All of my current bodies of work focus on grief, love, self discovery, and ritual. I explore these themes through quilt and fiber work, meditative photographs, and an obsession with candle-lighting and melted wax.
Since the death of my second mother in 2022, I have had revelations around repressed trauma from my childhood and connected it to challenging patterns in my adult life, as well as the world around me. This has allowed me to find words to express the intentions of my practice more directly. It’s also made it impossible for me to ignore pain inside of myself and its connection to the global atrocities I see daily.

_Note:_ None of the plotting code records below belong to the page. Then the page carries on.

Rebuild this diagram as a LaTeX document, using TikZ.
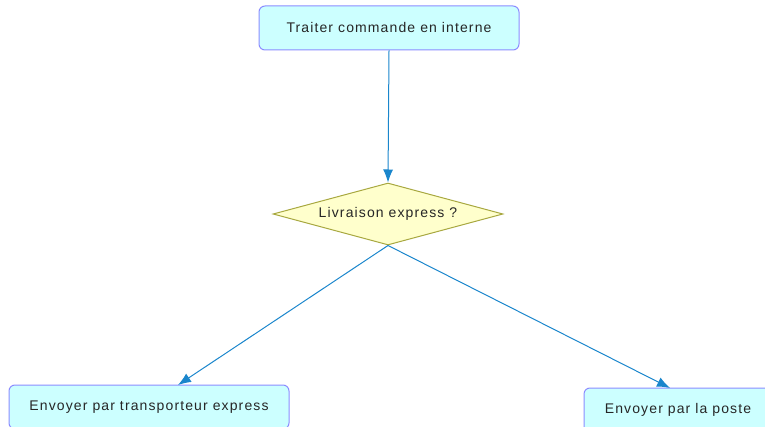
\documentclass[tikz,border=0pt]{standalone}
\usepackage{fontspec}
\setmainfont{Liberation Sans}[LetterSpace=8]
\usetikzlibrary{arrows.meta,shapes.geometric}
\definecolor{boxfill}{HTML}{CCFFFF}
\definecolor{boxline}{HTML}{8C8CFF}
\definecolor{diafill}{HTML}{FFFFCC}
\definecolor{dialine}{HTML}{A8A840}
\definecolor{arrowc}{HTML}{1A86CC}
\tikzset{
  lbl/.style={font=\fontsize{14pt}{16pt}\selectfont, text=black!85},
  actbox/.style={lbl, draw=boxline, fill=boxfill, line width=1pt, rounded corners=6pt,
    minimum height=44pt, inner sep=0pt},
  decbox/.style={lbl, draw=dialine, fill=diafill, line width=1pt, diamond, aspect=3.71,
    minimum width=230pt, minimum height=62pt, inner sep=0pt},
  flow/.style={draw=arrowc, line width=1pt, -{Latex[length=13pt,width=10pt]}}
}
\begin{document}
\begin{tikzpicture}[x=1pt,y=-1pt]
\useasboundingbox (0,0) rectangle (765,427);
\clip (0,0) rectangle (765,427);
\node[actbox, minimum width=260pt] (a) at (389,28) {Traiter commande en interne};
\node[decbox] (d) at (388,214) {Livraison express ?};
\node[actbox, minimum width=280pt] (b) at (149,407) {Envoyer par transporteur express};
\node[actbox, minimum width=188pt] (c) at (678,410) {Envoyer par la poste};
\coordinate (bt) at (178,385);
\coordinate (ct) at (670,388);
\draw[flow] (a.south) -- (d.north);
\draw[flow] (d.south) -- (bt);
\draw[flow] (d.south) -- (ct);
\end{tikzpicture}
\end{document}
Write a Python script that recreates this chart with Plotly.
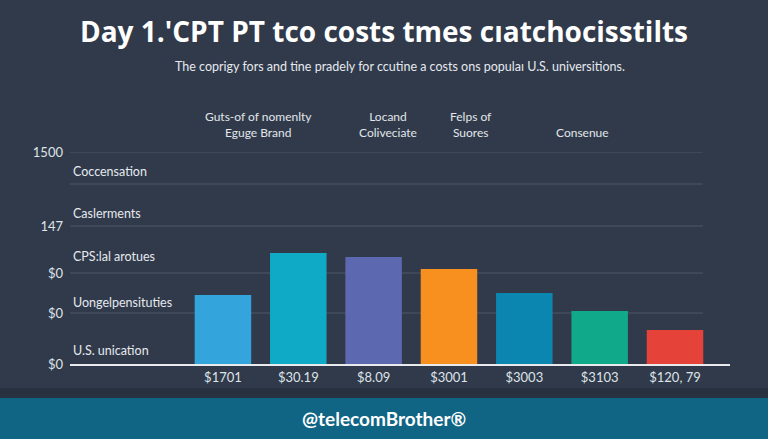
import plotly.graph_objects as go

# ---- data ----
categories = ["$1701", "$30.19", "$8.09", "$3001", "$3003", "$3103", "$120, 79"]
costs = [69, 111, 107, 95, 71, 53, 34]
bar_colors = ["#33a5dc", "#0eaac6", "#5c68b0", "#f7901f", "#0b86b1", "#10a98a", "#e5423a"]

y_tick_vals = [0, 51, 91, 138, 180, 212]
y_tick_text = ["$0", "$0", "$0", "147", "", "1500"]

row_labels = ["Coccensation", "Caslerments", "CPS:lal arotues", "Uongelpensituties", "U.S. unication"]
row_label_pos = [0.91, 0.708, 0.509, 0.292, 0.066]

col_headers = ["Guts-of of nomenlty<br>Eguge Brand", "Locand<br>Coliveciate", "Felps of<br>Suores", "Consenue"]
col_header_x = [0.286, 0.482, 0.608, 0.777]
col_header_y = [1.13, 1.13, 1.13, 1.09]

title_text = "Day 1.'CPT PT tco costs tmes cıatchocisstilts"
subtitle_text = "The coprigy fors and tine pradely for ccutine a costs ons populaı U.S. universitions."
footer_text = "@telecomBrother®"

BG = "#303a4a"
FONT = "Lato, Open Sans, sans-serif"

fig = go.Figure(go.Bar(
    x=categories, y=costs, marker=dict(color=bar_colors, line=dict(width=0)),
    width=0.75, hoverinfo="skip"))

annotations = []
for t, yp in zip(row_labels, row_label_pos):
    annotations.append(dict(text=t, x=0.002, y=yp, xref="paper", yref="paper",
                            xanchor="left", yanchor="middle", showarrow=False,
                            font=dict(size=12.5, color="#e6e9ee", family=FONT)))
for t, xp, yp in zip(col_headers, col_header_x, col_header_y):
    annotations.append(dict(text=t, x=xp, y=yp, xref="paper", yref="paper",
                            xanchor="center", yanchor="middle", showarrow=False,
                            font=dict(size=12, color="#e2e6eb", family=FONT)))
annotations.append(dict(text=subtitle_text, x=0.5, xref="paper", y=1.401, yref="paper",
                        xanchor="center", yanchor="middle", showarrow=False,
                        font=dict(size=12.5, color="#e6e9ee", family=FONT)))
annotations.append(dict(text="<b>" + footer_text + "</b>", x=(384 - 70) / 660, xref="paper",
                        y=-0.255, yref="paper", xanchor="center", yanchor="middle",
                        showarrow=False, font=dict(size=19, color="#ffffff", family=FONT)))

shapes = [
    dict(type="rect", xref="paper", yref="paper", x0=-0.2, x1=1.2,
         y0=(364 - 398) / 212, y1=(364 - 388) / 212,
         fillcolor="#283140", line=dict(width=0), layer="below"),
    dict(type="rect", xref="paper", yref="paper", x0=-0.2, x1=1.2,
         y0=(364 - 439) / 212 - 0.05, y1=(364 - 398) / 212,
         fillcolor="#106585", line=dict(width=0), layer="below"),
]
# gridlines (they stop short of the right edge in the original)
for v in y_tick_vals[1:]:
    shapes.append(dict(type="line", xref="paper", yref="y", x0=0, x1=0.959, y0=v, y1=v,
                       line=dict(color="#4b5667", width=1), layer="below"))

fig.update_layout(
    width=768, height=439,
    margin=dict(l=70, r=38, t=152, b=75),
    paper_bgcolor=BG, plot_bgcolor=BG,
    showlegend=False,
    title=dict(text="<b>" + title_text + "</b>", x=0.5, xanchor="center",
               y=1 - 32 / 439, yanchor="middle",
               font=dict(size=28, color="#ffffff", family="Open Sans, Lato, sans-serif")),
    xaxis=dict(range=[-2.03, 6.73], showgrid=False, showline=True, linecolor="#e8eaed",
               linewidth=2, ticks="", tickfont=dict(size=13, color="#dfe3e8", family=FONT),
               fixedrange=True),
    yaxis=dict(range=[0, 212], tickvals=y_tick_vals, ticktext=y_tick_text,
               showgrid=False, zeroline=False,
               showline=False, ticks="", ticklabelstandoff=6,
               tickfont=dict(size=13, color="#dfe3e8", family=FONT), fixedrange=True),
    annotations=annotations,
    shapes=shapes,
)

fig.write_html("out.html", config={"displayModeBar": False},
               post_script="document.body.style.margin='0';document.body.style.background='%s';" % BG)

Through all of my processes of making, I create objects and experiences that resonate with the human yearning for safety and acceptance. I want to break cycles of harm within my family and community by introducing imagery and statements reminding us that the world can be different. Each of us has the responsibility to try to make it happen.”
Jennifer Bastian is an autistic, queer and disabled artist and mother. Making art is what allows Bastian to regulate her nervous system. She creates objects and experiences related to the labor of parenting, grieving, and making community.
Bastian received her BFA in photography from the School of the Art Institute of Chicago and her MA and MFA from the University of Wisconsin-Milwaukee. She was a finalist for the Women’s Forward Fund Forward Art Prize in 2022, and her 2021 work I have missed you (Community Care is the Intimacy I Need) was included in the 2022 Wisconsin Biennial at the Museum of Wisconsin Art and given an Award of Merit from Wisconsin Visual Artists. Bastian will be the Thurber Park Artist in Residence in Madison for 2024-2026.